See Thorp’s post for additional categorizations such as gender balance and robot characters. Best enjoyed in high resolution.

6 Comments

  • Everything is a circle. And if it is not, we draw it as OPEN circle. Isn’t that clever?

  • Jonathan May 4, 2012 at 6:37 am

    Why is the timeline drawn in a circle? Do the colors of the targets mean anything? Why is the “flag” for each character bent? If the flags are going to be bent, why not do so so that the names of characters aren’t overlapping? Bending the flags actually puts the characters out of order, since your eye is drawn to ordering them by the big targets, not by where they connect back to the timeline. If the size of the circles represents appearances, why not keep the names the same size so that they are legible? Why use a three color target for each character? With over 20 colors used, that is over 8,000 unique targets, are there really that many characters? Wouldn’t a two color target suffice to give each character a unique symbol? Why are there gaps in the stacked targets of which characters appear in each episode? If each row represented a given character, then a gap would show where they did not appear, what do these gaps show? Why represent data graphically if the viewer can hardly gather any information, trends, or knowledge from any of the graphics?

    • Jonathan May 4, 2012 at 6:50 am

      The author starts off talking about “the power of visualization to help us understand things” and then produces “an overlapped plot that doesn’t really tell us much”, a radial line that is “not too helpful”, and then has to narrate what we are supposed to glean from the rest of the charts, but at least it “isn’t just dots or boxes”. It ends with “‘Nuff said.” How about enough shown and little needing to be said? Isn’t that the point of data visualization?

      • Hey Jonathan ( & Jens),

        I posted the radial versions of the graphs because my blog is limited to images 550px in width. There are 570 issues of the Avengers, so if I wanted to show them all, my character icons would have to be less than a pixel wide. You’ll notice that there are horizontal timeline versions of the radial graphs also posted, though they’re pretty hard to see at that 550px size.

        I chose three colours to represent each character because I felt that was the right number to pull the distinctive signature of each hero out. For instance, Captain America is obviously Red, White and Blue. Captain Marvel, on the other hand is Red, Blue, and Yellow. Thor is Red, Blue, and Gold. While I could have arbitrarily assigned them colour pairs, the three-colour versions ended up (in my opinion) working a lot better. Plus, if you had to pick a single icon out of the Avengers mythology, it would be Captain America’s shield, which these little spheres definitely speak to.

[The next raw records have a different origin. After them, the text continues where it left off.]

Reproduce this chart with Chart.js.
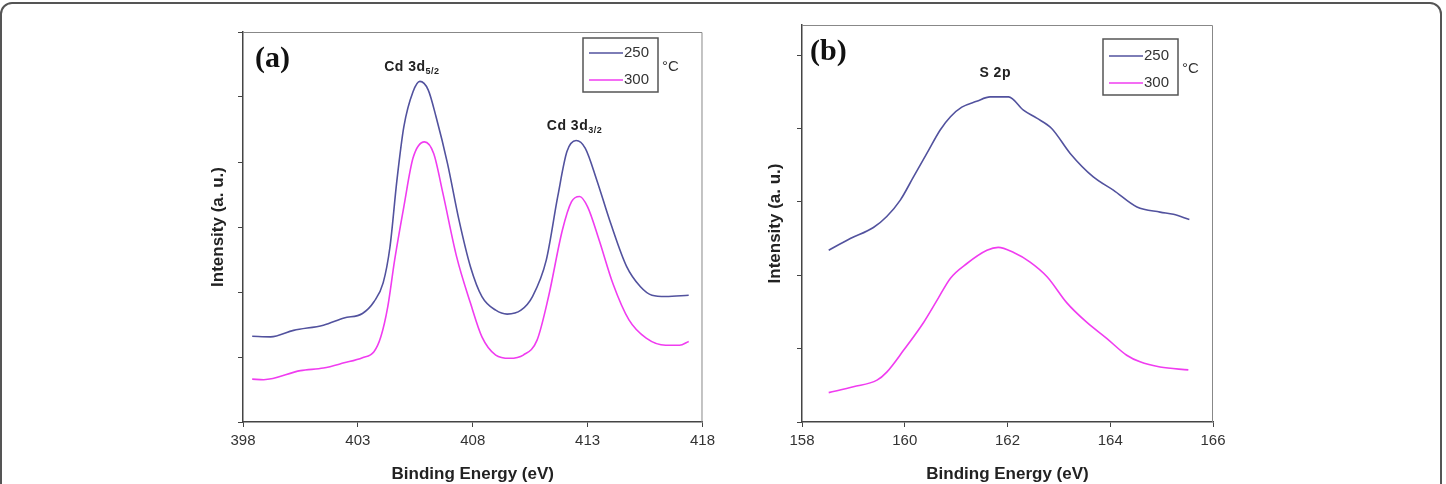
<!DOCTYPE html>
<html>
<head>
<meta charset="utf-8">
<script src="https://cdn.jsdelivr.net/npm/chart.js@4.4.0/dist/chart.umd.min.js"></script>
<style>
  html, body { margin: 0; padding: 0; background: #fff; overflow: hidden; }
  #page { position: relative; width: 1446px; height: 484px; overflow: hidden; }
  #frame { position: absolute; left: 0; top: 2px; width: 1442px; height: 540px; border: 2px solid #555; border-radius: 12px; box-sizing: border-box; }
  canvas { position: absolute; top: 0; }
</style>
</head>
<body>
<div id="page">
  <div id="frame"></div>
  <canvas id="chartA" width="540" height="500" style="left:180px"></canvas>
  <canvas id="chartB" width="500" height="500" style="left:740px"></canvas>
</div>
<script>
// series names (temperature, °C)
const seriesLabels = ['250', '300'];

// (a) Cd 3d region
const energyA250 = [398.4, 399.2, 400.2, 401.5, 402.4, 403.2, 403.7, 404.1, 404.4, 404.7, 405.0, 405.4, 405.7, 406.06, 406.4, 406.9, 407.4, 407.9, 408.4, 409.0, 409.5, 410.1, 410.6, 411.2, 411.7, 412.1, 412.5, 412.9, 413.4, 414.0, 414.7, 415.3, 415.8, 416.4, 417.4];
const intensityA250 = [1.32, 1.31, 1.41, 1.49, 1.60, 1.67, 1.85, 2.14, 2.70, 3.72, 4.54, 5.08, 5.24, 5.11, 4.70, 3.98, 3.11, 2.39, 1.93, 1.72, 1.66, 1.72, 1.93, 2.49, 3.47, 4.16, 4.33, 4.21, 3.72, 3.06, 2.39, 2.08, 1.95, 1.93, 1.95];
const energyA300 = [398.4, 398.9, 400.5, 401.5, 402.4, 403.2, 403.7, 404.0, 404.3, 404.6, 405.0, 405.4, 405.9, 406.3, 406.7, 407.3, 407.9, 408.4, 409.0, 409.6, 410.2, 410.8, 411.3, 411.9, 412.3, 412.65, 413.0, 413.5, 414.1, 414.8, 415.55, 416.4, 417.0, 417.4];
const intensityA300 = [0.66, 0.65, 0.79, 0.83, 0.91, 0.99, 1.08, 1.31, 1.77, 2.49, 3.31, 4.06, 4.31, 4.13, 3.52, 2.54, 1.83, 1.31, 1.03, 0.98, 1.03, 1.26, 1.93, 2.95, 3.39, 3.47, 3.31, 2.80, 2.13, 1.57, 1.29, 1.18, 1.18, 1.24];
const xTicksA = [398, 403, 408, 413, 418];
const yTicksA = [0, 1, 2, 3, 4, 5, 6];

// (b) S 2p region
const energyB250 = [158.52, 158.94, 159.39, 159.65, 159.91, 160.17, 160.43, 160.69, 160.89, 161.11, 161.40, 161.66, 162.02, 162.31, 162.57, 162.86, 163.22, 163.67, 164.06, 164.52, 164.97, 165.23, 165.54];
const intensityB250 = [2.34, 2.50, 2.65, 2.80, 3.02, 3.34, 3.66, 3.98, 4.16, 4.29, 4.37, 4.43, 4.43, 4.25, 4.14, 4.00, 3.66, 3.34, 3.16, 2.93, 2.86, 2.83, 2.76];
const energyB300 = [158.52, 159.0, 159.46, 159.65, 159.98, 160.37, 160.63, 160.89, 161.21, 161.60, 161.82, 162.12, 162.44, 162.77, 163.16, 163.54, 163.93, 164.32, 164.58, 164.97, 165.52];
const intensityB300 = [0.40, 0.48, 0.57, 0.68, 0.98, 1.36, 1.66, 1.96, 2.16, 2.34, 2.38, 2.31, 2.18, 1.98, 1.62, 1.36, 1.14, 0.91, 0.82, 0.75, 0.71];
const xTicksB = [158, 160, 162, 164, 166];
const yTicksB = [0, 1, 2, 3, 4, 5];

const colors = ['#52529e', '#f03cf0'];
const sans = '"Liberation Sans", Arial, sans-serif';

const toPoints = (xs, ys) => xs.map((x, i) => ({ x: x, y: ys[i] }));

// frame on top/right, panel letter, legend box and peak labels
const decor = {
  id: 'decor',
  afterDraw(chart, args, o) {
    const { ctx, chartArea: a, scales } = chart;
    ctx.save();
    ctx.strokeStyle = '#888';
    ctx.lineWidth = 1;
    ctx.beginPath();
    ctx.moveTo(a.left, a.top + 0.5);
    ctx.lineTo(a.right - 0.5, a.top + 0.5);
    ctx.lineTo(a.right - 0.5, a.bottom);
    ctx.stroke();

    ctx.fillStyle = '#111';
    ctx.textBaseline = 'middle';
    ctx.font = 'bold 30px "Liberation Serif", serif';
    ctx.fillText(o.letter, a.left + o.letterAt[0], a.top + o.letterAt[1]);

    // legend
    const lg = o.legend;
    const bx = a.left + lg.x, by = a.top + lg.y;
    ctx.strokeStyle = '#555';
    ctx.lineWidth = 1.5;
    ctx.strokeRect(bx, by, lg.w, lg.h);
    ctx.font = '15px ' + sans;
    seriesLabels.forEach((s, i) => {
      const ly = by + lg.rows[i];
      ctx.strokeStyle = colors[i];
      ctx.lineWidth = 1.5;
      ctx.beginPath();
      ctx.moveTo(bx + 6, ly);
      ctx.lineTo(bx + 40, ly);
      ctx.stroke();
      ctx.fillStyle = '#333';
      ctx.fillText(s, bx + 41, ly);
    });
    ctx.fillText('°C', bx + lg.w + 4, by + lg.h / 2 + 2);

    // peak labels with subscripts
    o.peaks.forEach(p => {
      const px = scales.x.getPixelForValue(p.at[0]);
      const py = scales.y.getPixelForValue(p.at[1]);
      ctx.letterSpacing = '0.5px';
      ctx.font = 'bold 14px ' + sans;
      const w1 = ctx.measureText(p.text).width;
      ctx.font = 'bold 9px ' + sans;
      const w2 = p.sub ? ctx.measureText(p.sub).width : 0;
      const x0 = px - (w1 + w2) / 2;
      ctx.fillStyle = '#222';
      ctx.font = 'bold 14px ' + sans;
      ctx.fillText(p.text, x0, py);
      if (p.sub) {
        ctx.font = 'bold 9px ' + sans;
        ctx.fillText(p.sub, x0 + w1, py + 4);
      }
      ctx.letterSpacing = '0px';
    });
    ctx.restore();
  }
};

function makePanel(id, d) {
  return new Chart(document.getElementById(id), {
    type: 'line',
    data: {
      datasets: [
        { label: seriesLabels[0], data: toPoints(d.e250, d.i250), borderColor: colors[0] },
        { label: seriesLabels[1], data: toPoints(d.e300, d.i300), borderColor: colors[1] }
      ]
    },
    options: {
      responsive: false,
      animation: false,
      layout: { padding: { left: 0, right: d.padRight, top: d.padTop, bottom: 0 } },
      elements: {
        line: { borderWidth: 1.6, cubicInterpolationMode: 'monotone', fill: false },
        point: { radius: 0 }
      },
      plugins: {
        legend: { display: false },
        tooltip: { enabled: false },
        decor: d.decor
      },
      scales: {
        x: {
          type: 'linear',
          min: d.xTicks[0],
          max: d.xTicks[d.xTicks.length - 1],
          afterBuildTicks: s => { s.ticks = d.xTicks.map(v => ({ value: v })); },
          afterFit: s => { s.height = 78; },
          grid: { drawOnChartArea: false, drawTicks: true, tickLength: 5, color: '#444' },
          border: { color: '#444', width: 1.5 },
          ticks: { color: '#333', padding: 5, maxRotation: 0, font: { size: 15, family: sans } },
          title: {
            display: true, text: 'Binding Energy (eV)', color: '#222',
            padding: { top: 0, bottom: 15 },
            font: { size: 17, weight: 'bold', family: sans }
          }
        },
        y: {
          type: 'linear',
          min: d.yTicks[0],
          max: d.yMax,
          afterBuildTicks: s => { s.ticks = d.yTicks.map(v => ({ value: v })); },
          afterFit: s => { s.width = d.yWidth; },
          grid: { drawOnChartArea: false, drawTicks: true, tickLength: 5, color: '#444' },
          border: { color: '#444', width: 1.5 },
          ticks: { display: false },
          title: {
            display: true, text: 'Intensity (a. u.)', color: '#222',
            padding: { top: d.yTitlePad, bottom: 0 },
            font: { size: 17, weight: 'bold', family: sans }
          }
        }
      }
    },
    plugins: [decor]
  });
}

makePanel('chartA', {
  e250: energyA250, i250: intensityA250, e300: energyA300, i300: intensityA300,
  xTicks: xTicksA, yTicks: yTicksA, yMax: 6,
  padRight: 17, padTop: 32, yWidth: 63, yTitlePad: 28,
  decor: {
    letter: '(a)', letterAt: [12, 27],
    legend: { x: 340, y: 6, w: 75, h: 54, rows: [15, 42] },
    peaks: [
      { text: 'Cd 3d', sub: '5/2', at: [405.35, 5.46] },
      { text: 'Cd 3d', sub: '3/2', at: [412.43, 4.55] }
    ]
  }
});

makePanel('chartB', {
  e250: energyB250, i250: intensityB250, e300: energyB300, i300: intensityB300,
  xTicks: xTicksB, yTicks: yTicksB, yMax: 5.41,
  padRight: 27, padTop: 25, yWidth: 62, yTitlePad: 25,
  decor: {
    letter: '(b)', letterAt: [8, 27],
    legend: { x: 301, y: 14, w: 75, h: 56, rows: [17, 44] },
    peaks: [
      { text: 'S 2p', sub: '', at: [161.76, 4.76] }
    ]
  }
});
</script>
</body>
</html>
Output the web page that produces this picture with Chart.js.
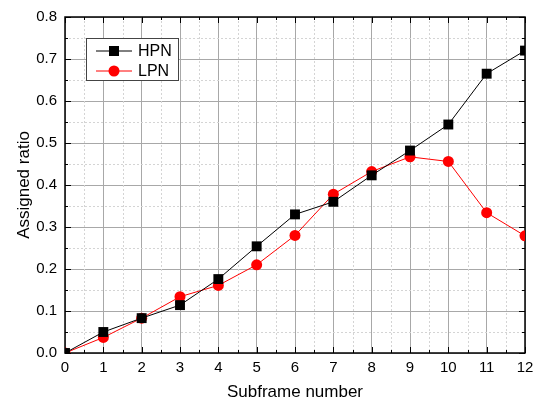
<!DOCTYPE html>
<html>
<head>
<meta charset="utf-8">
<script src="https://cdn.jsdelivr.net/npm/chart.js@4.4.1/dist/chart.umd.min.js"></script>
<style>
  html, body { margin: 0; padding: 0; background: #fff; }
  #wrap { width: 541px; height: 402px; }
</style>
</head>
<body>
<div id="wrap"><canvas id="lineChart" width="541" height="402"></canvas></div>
<script>
// data
const subframes = [0, 1, 2, 3, 4, 5, 6, 7, 8, 9, 10, 11, 12];
const hpn = [0.0, 0.050, 0.083, 0.114, 0.176, 0.254, 0.330, 0.360, 0.423, 0.482, 0.544, 0.665, 0.720];
const lpn = [0.0, 0.037, 0.083, 0.134, 0.161, 0.210, 0.280, 0.378, 0.432, 0.467, 0.456, 0.334, 0.279];
const yTicks = [0.0, 0.1, 0.2, 0.3, 0.4, 0.5, 0.6, 0.7, 0.8];

const FONT = 'Liberation Sans, Arial, sans-serif';

// minor dotted grid + inward ticks + frame
const frameGrid = {
  id: 'frameGrid',
  beforeDatasetsDraw(chart) {
    const { ctx, chartArea: a, scales: { x, y } } = chart;
    ctx.save();
    ctx.lineWidth = 1;
    ctx.strokeStyle = '#d4d4d4';
    ctx.setLineDash([2, 2]);
    for (let i = 0; i < subframes.length - 1; i++) {
      const px = Math.round(x.getPixelForValue(subframes[i] + 0.5)) + 0.5;
      ctx.beginPath(); ctx.moveTo(px, a.top); ctx.lineTo(px, a.bottom); ctx.stroke();
    }
    for (let i = 0; i < yTicks.length - 1; i++) {
      const py = Math.round(y.getPixelForValue(yTicks[i] + 0.05)) + 0.5;
      ctx.beginPath(); ctx.moveTo(a.left, py); ctx.lineTo(a.right, py); ctx.stroke();
    }
    ctx.setLineDash([]);
    ctx.strokeStyle = '#000';
    // x ticks, bottom and top, pointing inside
    subframes.forEach((v, i) => {
      const px = Math.round(x.getPixelForValue(v)) + 0.5;
      ctx.beginPath(); ctx.moveTo(px, a.bottom); ctx.lineTo(px, a.bottom - 6); ctx.stroke();
      ctx.beginPath(); ctx.moveTo(px, a.top); ctx.lineTo(px, a.top + 6); ctx.stroke();
      if (i < subframes.length - 1) {
        const pm = Math.round(x.getPixelForValue(v + 0.5)) + 0.5;
        ctx.beginPath(); ctx.moveTo(pm, a.bottom); ctx.lineTo(pm, a.bottom - 3); ctx.stroke();
        ctx.beginPath(); ctx.moveTo(pm, a.top); ctx.lineTo(pm, a.top + 3); ctx.stroke();
      }
    });
    yTicks.forEach((v, i) => {
      const py = Math.round(y.getPixelForValue(v)) + 0.5;
      ctx.beginPath(); ctx.moveTo(a.left, py); ctx.lineTo(a.left + 6, py); ctx.stroke();
      ctx.beginPath(); ctx.moveTo(a.right, py); ctx.lineTo(a.right - 6, py); ctx.stroke();
      if (i < yTicks.length - 1) {
        const pm = Math.round(y.getPixelForValue(v + 0.05)) + 0.5;
        ctx.beginPath(); ctx.moveTo(a.left, pm); ctx.lineTo(a.left + 3, pm); ctx.stroke();
        ctx.beginPath(); ctx.moveTo(a.right, pm); ctx.lineTo(a.right - 3, pm); ctx.stroke();
      }
    });
    ctx.lineWidth = 1.5;
    ctx.strokeRect(a.left, a.top, a.right - a.left, a.bottom - a.top);
    ctx.restore();
  },
  afterDraw(chart) {
    // legend box inside the plot
    const { ctx } = chart;
    const ds = chart.data.datasets;
    ctx.save();
    ctx.fillStyle = '#fff';
    ctx.fillRect(86, 38, 92, 42);
    ctx.strokeStyle = '#444';
    ctx.lineWidth = 1;
    ctx.strokeRect(86.5, 38.5, 92, 42);
    ctx.font = '16px ' + FONT;
    ctx.textBaseline = 'middle';
    ds.forEach((d, i) => {
      const yy = 51 + i * 20;
      ctx.strokeStyle = d.borderColor;
      ctx.beginPath(); ctx.moveTo(96, yy); ctx.lineTo(132, yy); ctx.stroke();
      ctx.fillStyle = d.pointBackgroundColor;
      if (d.pointStyle === 'rect') {
        ctx.fillRect(109, yy - 5, 10, 10);
      } else {
        ctx.beginPath(); ctx.arc(114, yy, 5.5, 0, Math.PI * 2); ctx.fill();
      }
      ctx.fillStyle = '#000';
      ctx.fillText(d.label, 138, yy + 1);
    });
    ctx.restore();
  }
};

const ctx = document.getElementById('lineChart');

new Chart(ctx, {
  type: 'line',
  data: {
    datasets: [
      {
        label: 'HPN',
        data: subframes.map((s, i) => ({ x: s, y: hpn[i] })),
        borderColor: '#000',
        borderWidth: 1,
        pointStyle: 'rect',
        pointRadius: 7,
        pointBackgroundColor: '#000',
        pointBorderWidth: 0,
        lineTension: 0
      },
      {
        label: 'LPN',
        data: subframes.map((s, i) => ({ x: s, y: lpn[i] })),
        borderColor: '#ff0000',
        borderWidth: 1,
        pointStyle: 'circle',
        pointRadius: 5.5,
        pointBackgroundColor: '#ff0000',
        pointBorderWidth: 0,
        lineTension: 0
      }
    ]
  },
  options: {
    responsive: false,
    animation: false,
    layout: { padding: { top: 16, right: 16, left: 10, bottom: 0 } },
    scales: {
      x: {
        type: 'linear',
        min: 0,
        max: 12,
        afterFit: (s) => { s.height = 49; },
        afterBuildTicks: (s) => { s.ticks = subframes.map(v => ({ value: v })); },
        grid: { color: '#a8a8a8', drawTicks: false },
        border: { display: false },
        ticks: { color: '#000', padding: 6, font: { size: 15, family: FONT } },
        title: { display: true, text: 'Subframe number', color: '#000', padding: { top: 4, bottom: -1 }, font: { size: 17, family: FONT } }
      },
      y: {
        min: 0,
        max: 0.8,
        afterFit: (s) => { s.width = 55; },
        afterBuildTicks: (s) => { s.ticks = yTicks.map(v => ({ value: v })); },
        grid: { color: '#a8a8a8', drawTicks: false },
        border: { display: false },
        ticks: { color: '#000', padding: 8, font: { size: 15, family: FONT }, callback: (v) => v.toFixed(1) },
        title: { display: true, text: 'Assigned ratio', color: '#000', padding: { bottom: 6 }, font: { size: 17, family: FONT } }
      }
    },
    plugins: {
      legend: { display: false },
      tooltip: { enabled: false }
    }
  },
  plugins: [frameGrid]
});
</script>
</body>
</html>
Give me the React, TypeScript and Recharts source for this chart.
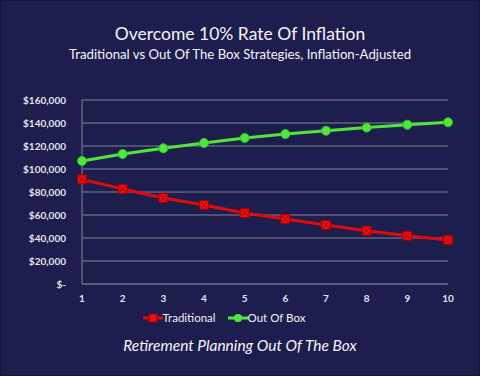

        Pretty much everything else that you’re complaining about is an aesthetic decision that I made – ie. overlapping circles & bent lines. I didn’t do this project for a magazine or a newspaper or a journal – it was a fun way for me to dig through data that has a lot of personal meaning. I’m an artist, and I (*gasp*) like to experiment with aesthetic – that means, very often, being messy and breaking rules on purpose. Put another way, the intent of these graphics isn’t solely clarity, which I know probably makes you itchy just thinking about.

        I learned a lot from this exercise, and I’m sending a few prints to the 10-yr old who inspired me to have a little bit of fun – which I’m pretty sure he’ll be chuffed about.

        Anyway, I really appreciate the criticism. I’d love to see how you would interpret the data – I’m going to post everything (source code, raw data, API hooks) to GitHub later this week.

        Best,

        -Jer

      • @Jonathan — I think you missed the point.

      • @ nathan – Yes, I missed the point.
        @blprnt – I apologize for being overly critical. Thank you for responding so graciously. I was wrong, your work does lend understanding to the data, my brain was just on the other end of the spectrum this morning. I’m not usually such a linear thinker. Not knowing much about Avengers, other than the most well-known characters, I clicked on the link hoping to find out stuff and with a very info mind set, and what you did was very beautiful – aesthetic – personal – and fitting within the constraints that you had to work with.